Philadelphia loves its history. It just doesn’t always stop long enough to really see it. This weekend, six of Philadelphia’s Revolutionary statues get a second look — and a little sparkle — at the William M. Reilly Memorial in Fairmount Park.
Across the city, monuments hold their ground. Bronze figures, fixed in time, tell stories that most of us have learned to walk past. They become part of the landscape. Familiar, but rarely examined.
They become background noise.
That is what makes Charm Offensive feel so alive. For one weekend, artist John Y. Wind is asking us to slow down, look again, and rethink what we thought we knew.

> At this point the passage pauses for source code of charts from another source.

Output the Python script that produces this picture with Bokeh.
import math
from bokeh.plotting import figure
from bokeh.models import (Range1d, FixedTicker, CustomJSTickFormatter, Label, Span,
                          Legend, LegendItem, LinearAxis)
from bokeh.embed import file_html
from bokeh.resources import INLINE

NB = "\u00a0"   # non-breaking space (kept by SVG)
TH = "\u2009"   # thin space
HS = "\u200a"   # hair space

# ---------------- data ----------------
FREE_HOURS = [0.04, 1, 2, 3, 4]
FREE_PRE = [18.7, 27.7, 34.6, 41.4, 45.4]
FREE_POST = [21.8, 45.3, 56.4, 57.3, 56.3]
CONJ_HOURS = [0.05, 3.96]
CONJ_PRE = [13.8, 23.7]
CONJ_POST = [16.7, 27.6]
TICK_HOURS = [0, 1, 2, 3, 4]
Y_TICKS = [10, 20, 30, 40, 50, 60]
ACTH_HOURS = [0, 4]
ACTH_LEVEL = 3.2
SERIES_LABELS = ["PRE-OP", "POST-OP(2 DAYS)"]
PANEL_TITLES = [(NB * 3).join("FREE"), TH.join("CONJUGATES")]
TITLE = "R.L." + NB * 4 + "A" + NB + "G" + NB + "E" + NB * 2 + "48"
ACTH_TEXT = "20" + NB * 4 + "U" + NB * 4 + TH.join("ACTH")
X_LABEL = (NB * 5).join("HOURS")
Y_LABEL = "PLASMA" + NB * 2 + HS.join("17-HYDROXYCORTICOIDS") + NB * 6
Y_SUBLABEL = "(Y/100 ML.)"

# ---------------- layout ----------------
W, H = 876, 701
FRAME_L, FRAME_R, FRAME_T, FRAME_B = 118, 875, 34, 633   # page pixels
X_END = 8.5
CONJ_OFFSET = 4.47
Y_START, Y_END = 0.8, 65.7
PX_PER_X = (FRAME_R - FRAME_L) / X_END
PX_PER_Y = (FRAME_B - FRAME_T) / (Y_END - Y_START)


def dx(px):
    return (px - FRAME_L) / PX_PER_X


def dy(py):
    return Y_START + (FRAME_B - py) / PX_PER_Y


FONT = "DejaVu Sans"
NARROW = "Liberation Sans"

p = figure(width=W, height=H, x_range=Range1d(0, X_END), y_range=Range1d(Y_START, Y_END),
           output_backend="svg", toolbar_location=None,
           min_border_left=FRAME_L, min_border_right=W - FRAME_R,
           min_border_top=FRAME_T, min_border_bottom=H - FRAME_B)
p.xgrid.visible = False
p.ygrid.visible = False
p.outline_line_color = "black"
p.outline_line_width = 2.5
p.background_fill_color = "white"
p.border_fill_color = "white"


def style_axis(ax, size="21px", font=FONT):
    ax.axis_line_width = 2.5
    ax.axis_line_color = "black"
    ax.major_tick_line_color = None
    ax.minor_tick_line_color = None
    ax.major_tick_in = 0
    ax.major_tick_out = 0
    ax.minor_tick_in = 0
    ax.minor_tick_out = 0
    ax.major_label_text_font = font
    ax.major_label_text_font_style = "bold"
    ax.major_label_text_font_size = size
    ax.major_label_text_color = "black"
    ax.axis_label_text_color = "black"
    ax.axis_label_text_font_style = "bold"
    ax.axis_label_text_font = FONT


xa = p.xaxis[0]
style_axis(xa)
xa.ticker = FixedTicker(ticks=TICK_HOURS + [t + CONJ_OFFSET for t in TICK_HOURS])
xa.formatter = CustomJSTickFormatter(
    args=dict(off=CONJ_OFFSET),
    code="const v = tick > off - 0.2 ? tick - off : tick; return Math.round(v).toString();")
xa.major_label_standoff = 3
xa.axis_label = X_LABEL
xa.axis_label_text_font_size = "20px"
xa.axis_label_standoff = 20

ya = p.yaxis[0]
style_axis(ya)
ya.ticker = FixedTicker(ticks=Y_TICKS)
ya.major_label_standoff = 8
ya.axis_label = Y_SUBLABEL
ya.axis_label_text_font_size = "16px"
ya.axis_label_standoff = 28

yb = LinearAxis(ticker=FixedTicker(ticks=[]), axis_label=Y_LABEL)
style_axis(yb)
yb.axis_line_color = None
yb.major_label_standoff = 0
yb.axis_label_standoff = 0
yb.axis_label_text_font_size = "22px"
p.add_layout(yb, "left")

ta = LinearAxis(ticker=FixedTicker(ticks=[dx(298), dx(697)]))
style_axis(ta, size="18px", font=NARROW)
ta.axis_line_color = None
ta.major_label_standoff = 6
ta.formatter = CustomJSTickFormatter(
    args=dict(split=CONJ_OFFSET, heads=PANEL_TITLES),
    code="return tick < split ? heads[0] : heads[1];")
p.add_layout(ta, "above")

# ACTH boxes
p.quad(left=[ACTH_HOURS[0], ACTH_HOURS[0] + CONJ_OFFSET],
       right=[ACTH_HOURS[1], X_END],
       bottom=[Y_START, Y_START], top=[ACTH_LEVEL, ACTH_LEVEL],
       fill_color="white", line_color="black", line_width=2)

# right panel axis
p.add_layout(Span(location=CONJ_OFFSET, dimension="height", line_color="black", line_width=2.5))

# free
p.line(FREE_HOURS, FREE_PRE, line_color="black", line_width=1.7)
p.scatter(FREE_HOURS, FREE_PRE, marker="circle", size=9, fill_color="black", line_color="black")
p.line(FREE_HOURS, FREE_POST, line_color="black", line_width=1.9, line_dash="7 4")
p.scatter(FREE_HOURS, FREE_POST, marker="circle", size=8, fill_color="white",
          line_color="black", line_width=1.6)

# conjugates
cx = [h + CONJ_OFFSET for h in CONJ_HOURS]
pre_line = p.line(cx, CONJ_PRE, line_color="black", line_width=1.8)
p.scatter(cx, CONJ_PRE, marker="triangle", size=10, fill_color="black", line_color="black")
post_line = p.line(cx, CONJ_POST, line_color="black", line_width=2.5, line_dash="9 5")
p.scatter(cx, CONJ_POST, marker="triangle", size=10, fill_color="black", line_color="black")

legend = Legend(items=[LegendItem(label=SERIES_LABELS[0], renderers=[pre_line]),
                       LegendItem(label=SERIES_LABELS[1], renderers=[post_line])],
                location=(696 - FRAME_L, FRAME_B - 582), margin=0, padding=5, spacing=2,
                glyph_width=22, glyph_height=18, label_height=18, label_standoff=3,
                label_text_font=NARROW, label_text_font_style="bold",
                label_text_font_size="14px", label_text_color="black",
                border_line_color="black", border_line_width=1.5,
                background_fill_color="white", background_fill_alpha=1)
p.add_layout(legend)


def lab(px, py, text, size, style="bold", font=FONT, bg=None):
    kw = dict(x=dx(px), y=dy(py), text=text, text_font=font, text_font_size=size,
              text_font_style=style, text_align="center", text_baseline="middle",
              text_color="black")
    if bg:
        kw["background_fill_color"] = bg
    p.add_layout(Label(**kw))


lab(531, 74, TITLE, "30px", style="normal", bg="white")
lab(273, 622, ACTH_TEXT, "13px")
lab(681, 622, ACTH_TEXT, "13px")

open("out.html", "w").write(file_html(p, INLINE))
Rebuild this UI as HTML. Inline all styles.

Why Philadelphia Revolutionary Statues Hide in Plain Sight
Installed Friday morning with a press preview that afternoon, the project opens to the public Saturday and Sunday from 10 a.m. to 6 p.m. There is also an artist talk and workshop on Saturday afternoon, giving visitors a chance to step into the process behind the work.
Wind, a jeweler by trade, approaches history through adornment. His idea is both simple and layered. He takes six Revolutionary-era figures who have long stood in quiet anonymity and dresses them in oversized charms that tell a fuller story. Not just who they were supposed to be, but who they actually were.

“I’m just trying to be more honest about history,” he told me. “Not to throw anybody under the bus. Just to understand who these guys really were.”
That honesty shows up in the details.
How John Y. Wind Reframes Philadelphia Revolutionary Statues
Each charm works like a visual note, but with style. A Black Lives Matter symbol calls attention to one figure’s ties to enslavement. A key to the Bastille references Lafayette’s role in revolutionary France. A playful Virgo charm adds a touch of personality. A house-shaped charm points to Baron von Steuben’s personal life and the relationships that defined it. Elsewhere, symbols of abolition, migration, military ambition, and reinvention recast these men as something closer to fully human. Contradictory. Complicated. Real.
Some pieces make you smile. Others make you pause. Together, they fill in the gaps.
And that is where the work lands.

The Philadelphia Revolutionary Statues Getting a Second Look
Philadelphia is moving toward the 250th anniversary of the nation’s founding, and with that comes the usual wave of civic pride and polished storytelling. Wind’s installation offers something more grounded. A reminder that history is not diminished by complexity. It becomes clearer.
He is especially interested in the figures memorialized at Reilly, men celebrated as champions of liberty, but whose lives also include exile, ambition, reinvention, and, in some cases, proximity to slavery. For Wind, those details do not weaken the story. They deepen it. (For more backstory on the installation, see our earlier preview of Charm Offensive.)
Visually, the installation draws you in.
The charms are cut from acrylic, layered with imagery, and sealed in resin so they catch the light. Flags and custom panels stretch across the lawn, bringing movement to a space that usually feels still. QR codes offer deeper context for those who want it. There is also a hands-on element where visitors can create their own buttons, building a personal set of symbols in the same spirit as the installation.
It shifts the experience from passive to active.


And the setting does its part. The Reilly Memorial sits near the Philadelphia Museum of Art and the Water Works, a place thousands pass through without really noticing. For years, these figures have been hiding in plain sight.
This weekend changes that.
For a brief moment, the statues speak. They catch the light. They invite you in. They ask you to reconsider what history looks like when you let it be complicated.
Because history is not fixed. It is layered. It is human.
And sometimes, it takes something unexpected to bring it back into focus.
Sometimes, it just takes a little charm.